### STATED GOAL
Return the data exactly, with all pictures removed.

### RAW DATA
>>>>>
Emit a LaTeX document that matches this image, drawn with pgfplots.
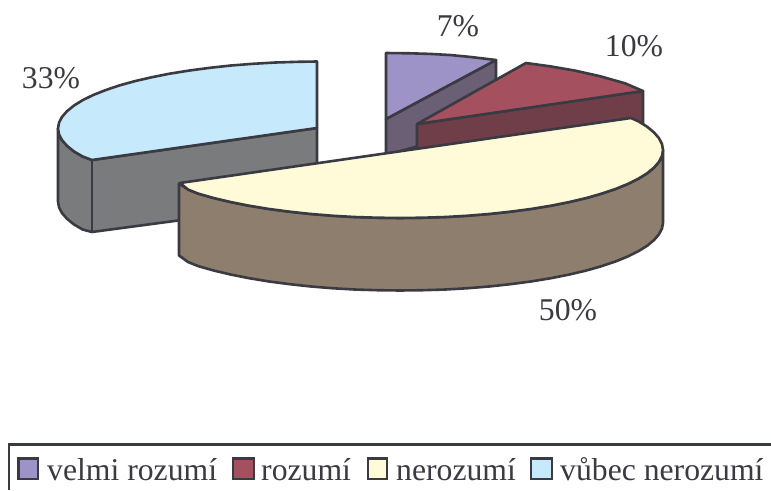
\documentclass[border=0pt]{standalone}
\usepackage{pgfplots}
\usepackage{fontspec}
\setmainfont{Liberation Serif}
\pgfplotsset{compat=1.18}
\definecolor{ln}{HTML}{3A3A42}
\definecolor{pt}{HTML}{9D93C7}
\definecolor{ps}{HTML}{6B5F75}
\definecolor{rt}{HTML}{A5505F}
\definecolor{rs}{HTML}{703E48}
\definecolor{yt}{HTML}{FFFAD8}
\definecolor{ys}{HTML}{8E7E6E}
\definecolor{bt}{HTML}{C6E9FB}
\definecolor{bs}{HTML}{7A7B7D}
\pgfplotsset{seg/.style={draw=ln,line width=2.6pt,line join=round}}
\newcommand\lf{\fontsize{31.7}{32}\selectfont\color{ln}}
\begin{document}
\begin{tikzpicture}
\useasboundingbox (0,0) rectangle (771pt,490pt);
\begin{axis}[
  at={(0,0)},anchor=south west,
  width=771pt,height=490pt,scale only axis,
  xmin=0,xmax=771,ymin=0,ymax=490,y dir=reverse,
  hide axis,clip=true]
% purple slice
\addplot[seg,fill=ps] coordinates {(386,119)(496,60)(496,125)(386,155)} -- cycle;
\addplot[seg,fill=pt] coordinates {(386,53)(410,53.3)(430,53.9)(450,55)(470,56.9)(496,60)(386,119)} -- cycle;
% red slice
\addplot[seg,fill=rs] coordinates {(417,124)(643,91)(643,135)(417,152)} -- cycle;
\addplot[seg,fill=rt] coordinates {(526,63)(550,66.3)(575,70.6)(600,76.2)(625,83.3)(643,91)(417,124)} -- cycle;
% blue slice
\addplot[seg,fill=bs] coordinates {(58,128.5)(59,134.3)(62,140.1)(67,145.8)(73.9,151.4)(82.6,156.5)(92,160)(317,128)(317,202)(92,232)(82.6,229.5)(73.9,224.4)(67,218.8)(62,213.1)(59,207.3)(58,201.5)} -- cycle;
\addplot[seg] coordinates {(92,160)(92,232)};
\addplot[seg,fill=bt] coordinates {(317,61.5)(298.1,61.8)(275.3,62.5)(253,63.8)(231,65.5)(209.9,67.8)(189.5,70.5)(170.1,73.6)(152,77.2)(135,81.1)(119.5,85.4)(105.6,90.1)(93.2,95)(82.6,100.2)(73.9,105.6)(67,111.2)(62,116.9)(59,122.7)(58,128.5)(59,134.3)(62,140.1)(67,145.8)(73.9,151.4)(82.6,156.5)(92,160)(317,128)} -- cycle;
% yellow slice
\addplot[seg,fill=ys] coordinates {(179,183.5)(188,189.5)(198.5,193.7)(214,198.1)(231,202.1)(249.1,205.7)(268.5,208.9)(288.9,211.6)(310,213.9)(332,215.7)(354.3,217)(377.1,217.7)(400,218)(422.9,217.7)(445.7,217)(468,215.7)(490,213.9)(511.1,211.6)(531.5,208.9)(550.9,205.7)(569,202.1)(586,198.1)(601.5,193.7)(615.4,189)(627.8,184)(638.4,178.7)(647.1,173.3)(654,167.6)(659,161.8)(662,155.9)(663,150)(663,223)(662,228.4)(659,234.3)(654,240.1)(647.1,245.8)(638.4,251.2)(627.8,256.5)(615.4,261.5)(601.5,266.2)(586,270.6)(569,274.6)(550.9,278.2)(531.5,281.4)(511.1,284.1)(490,286.4)(468,288.2)(445.7,289.5)(422.9,290.2)(400,290.5)(377.1,290.2)(354.3,289.5)(332,288.2)(310,286.4)(288.9,284.1)(268.5,281.4)(249.1,278.2)(231,274.6)(214,270.6)(198.5,266.2)(188,262)(179,255.5)} -- cycle;
\addplot[seg,fill=yt] coordinates {(180,183)(631,118)(638.4,121.3)(647.1,126.7)(654,132.4)(659,138.2)(662,144.1)(663,150)(662,155.9)(659,161.8)(654,167.6)(647.1,173.3)(638.4,178.7)(627.8,184)(615.4,189)(601.5,193.7)(586,198.1)(569,202.1)(550.9,205.7)(531.5,208.9)(511.1,211.6)(490,213.9)(468,215.7)(445.7,217)(422.9,217.7)(400,218)(377.1,217.7)(354.3,217)(332,215.7)(310,213.9)(288.9,211.6)(268.5,208.9)(249.1,205.7)(231,202.1)(214,198.1)(198.5,193.7)(188,189.5)} -- cycle;
% legend frame
\addplot[draw=ln,line width=2.2pt] coordinates {(9,490)(9,444.5)(771,444.5)};
% legend keys
\addplot[draw=ln,line width=2.4pt,fill=pt] coordinates {(18.5,458.5)(38,458.5)(38,479)(18.5,479)} -- cycle;
\addplot[draw=ln,line width=2.4pt,fill=rt] coordinates {(233,458.5)(254,458.5)(254,479)(233,479)} -- cycle;
\addplot[draw=ln,line width=2.4pt,fill=yt] coordinates {(368,458.5)(387,458.5)(387,479)(368,479)} -- cycle;
\addplot[draw=ln,line width=2.4pt,fill=bt] coordinates {(531,458.5)(552,458.5)(552,479)(531,479)} -- cycle;
% labels
\node[anchor=center] at (axis cs:458,26) {\lf 7\%};
\node[anchor=center] at (axis cs:634,46) {\lf 10\%};
\node[anchor=center] at (axis cs:51,78) {\lf 33\%};
\node[anchor=center] at (axis cs:568,310) {\lf 50\%};
\node[anchor=base west,inner sep=0pt] at (axis cs:47,480) {\lf velmi rozumí};
\node[anchor=base west,inner sep=0pt] at (axis cs:261,480) {\lf rozumí};
\node[anchor=base west,inner sep=0pt] at (axis cs:396,480) {\lf nerozumí};
\node[anchor=base west,inner sep=0pt] at (axis cs:560,480) {\lf vůbec nerozumí};
\end{axis}
\end{tikzpicture}
\end{document}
<<<<<
### COMPLETE RESPONSE
Emit a LaTeX document that matches this image, drawn with pgfplots.
\documentclass[border=0pt]{standalone}
\usepackage{pgfplots}
\usepackage{fontspec}
\setmainfont{Liberation Serif}
\pgfplotsset{compat=1.18}
\definecolor{ln}{HTML}{3A3A42}
\definecolor{pt}{HTML}{9D93C7}
\definecolor{ps}{HTML}{6B5F75}
\definecolor{rt}{HTML}{A5505F}
\definecolor{rs}{HTML}{703E48}
\definecolor{yt}{HTML}{FFFAD8}
\definecolor{ys}{HTML}{8E7E6E}
\definecolor{bt}{HTML}{C6E9FB}
\definecolor{bs}{HTML}{7A7B7D}
\pgfplotsset{seg/.style={draw=ln,line width=2.6pt,line join=round}}
\newcommand\lf{\fontsize{31.7}{32}\selectfont\color{ln}}
\begin{document}
\begin{tikzpicture}
\useasboundingbox (0,0) rectangle (771pt,490pt);
\begin{axis}[
  at={(0,0)},anchor=south west,
  width=771pt,height=490pt,scale only axis,
  xmin=0,xmax=771,ymin=0,ymax=490,y dir=reverse,
  hide axis,clip=true]
% purple slice
\addplot[seg,fill=ps] coordinates {(386,119)(496,60)(496,125)(386,155)} -- cycle;
\addplot[seg,fill=pt] coordinates {(386,53)(410,53.3)(430,53.9)(450,55)(470,56.9)(496,60)(386,119)} -- cycle;
% red slice
\addplot[seg,fill=rs] coordinates {(417,124)(643,91)(643,135)(417,152)} -- cycle;
\addplot[seg,fill=rt] coordinates {(526,63)(550,66.3)(575,70.6)(600,76.2)(625,83.3)(643,91)(417,124)} -- cycle;
% blue slice
\addplot[seg,fill=bs] coordinates {(58,128.5)(59,134.3)(62,140.1)(67,145.8)(73.9,151.4)(82.6,156.5)(92,160)(317,128)(317,202)(92,232)(82.6,229.5)(73.9,224.4)(67,218.8)(62,213.1)(59,207.3)(58,201.5)} -- cycle;
\addplot[seg] coordinates {(92,160)(92,232)};
\addplot[seg,fill=bt] coordinates {(317,61.5)(298.1,61.8)(275.3,62.5)(253,63.8)(231,65.5)(209.9,67.8)(189.5,70.5)(170.1,73.6)(152,77.2)(135,81.1)(119.5,85.4)(105.6,90.1)(93.2,95)(82.6,100.2)(73.9,105.6)(67,111.2)(62,116.9)(59,122.7)(58,128.5)(59,134.3)(62,140.1)(67,145.8)(73.9,151.4)(82.6,156.5)(92,160)(317,128)} -- cycle;
% yellow slice
\addplot[seg,fill=ys] coordinates {(179,183.5)(188,189.5)(198.5,193.7)(214,198.1)(231,202.1)(249.1,205.7)(268.5,208.9)(288.9,211.6)(310,213.9)(332,215.7)(354.3,217)(377.1,217.7)(400,218)(422.9,217.7)(445.7,217)(468,215.7)(490,213.9)(511.1,211.6)(531.5,208.9)(550.9,205.7)(569,202.1)(586,198.1)(601.5,193.7)(615.4,189)(627.8,184)(638.4,178.7)(647.1,173.3)(654,167.6)(659,161.8)(662,155.9)(663,150)(663,223)(662,228.4)(659,234.3)(654,240.1)(647.1,245.8)(638.4,251.2)(627.8,256.5)(615.4,261.5)(601.5,266.2)(586,270.6)(569,274.6)(550.9,278.2)(531.5,281.4)(511.1,284.1)(490,286.4)(468,288.2)(445.7,289.5)(422.9,290.2)(400,290.5)(377.1,290.2)(354.3,289.5)(332,288.2)(310,286.4)(288.9,284.1)(268.5,281.4)(249.1,278.2)(231,274.6)(214,270.6)(198.5,266.2)(188,262)(179,255.5)} -- cycle;
\addplot[seg,fill=yt] coordinates {(180,183)(631,118)(638.4,121.3)(647.1,126.7)(654,132.4)(659,138.2)(662,144.1)(663,150)(662,155.9)(659,161.8)(654,167.6)(647.1,173.3)(638.4,178.7)(627.8,184)(615.4,189)(601.5,193.7)(586,198.1)(569,202.1)(550.9,205.7)(531.5,208.9)(511.1,211.6)(490,213.9)(468,215.7)(445.7,217)(422.9,217.7)(400,218)(377.1,217.7)(354.3,217)(332,215.7)(310,213.9)(288.9,211.6)(268.5,208.9)(249.1,205.7)(231,202.1)(214,198.1)(198.5,193.7)(188,189.5)} -- cycle;
% legend frame
\addplot[draw=ln,line width=2.2pt] coordinates {(9,490)(9,444.5)(771,444.5)};
% legend keys
\addplot[draw=ln,line width=2.4pt,fill=pt] coordinates {(18.5,458.5)(38,458.5)(38,479)(18.5,479)} -- cycle;
\addplot[draw=ln,line width=2.4pt,fill=rt] coordinates {(233,458.5)(254,458.5)(254,479)(233,479)} -- cycle;
\addplot[draw=ln,line width=2.4pt,fill=yt] coordinates {(368,458.5)(387,458.5)(387,479)(368,479)} -- cycle;
\addplot[draw=ln,line width=2.4pt,fill=bt] coordinates {(531,458.5)(552,458.5)(552,479)(531,479)} -- cycle;
% labels
\node[anchor=center] at (axis cs:458,26) {\lf 7\%};
\node[anchor=center] at (axis cs:634,46) {\lf 10\%};
\node[anchor=center] at (axis cs:51,78) {\lf 33\%};
\node[anchor=center] at (axis cs:568,310) {\lf 50\%};
\node[anchor=base west,inner sep=0pt] at (axis cs:47,480) {\lf velmi rozumí};
\node[anchor=base west,inner sep=0pt] at (axis cs:261,480) {\lf rozumí};
\node[anchor=base west,inner sep=0pt] at (axis cs:396,480) {\lf nerozumí};
\node[anchor=base west,inner sep=0pt] at (axis cs:560,480) {\lf vůbec nerozumí};
\end{axis}
\end{tikzpicture}
\end{document}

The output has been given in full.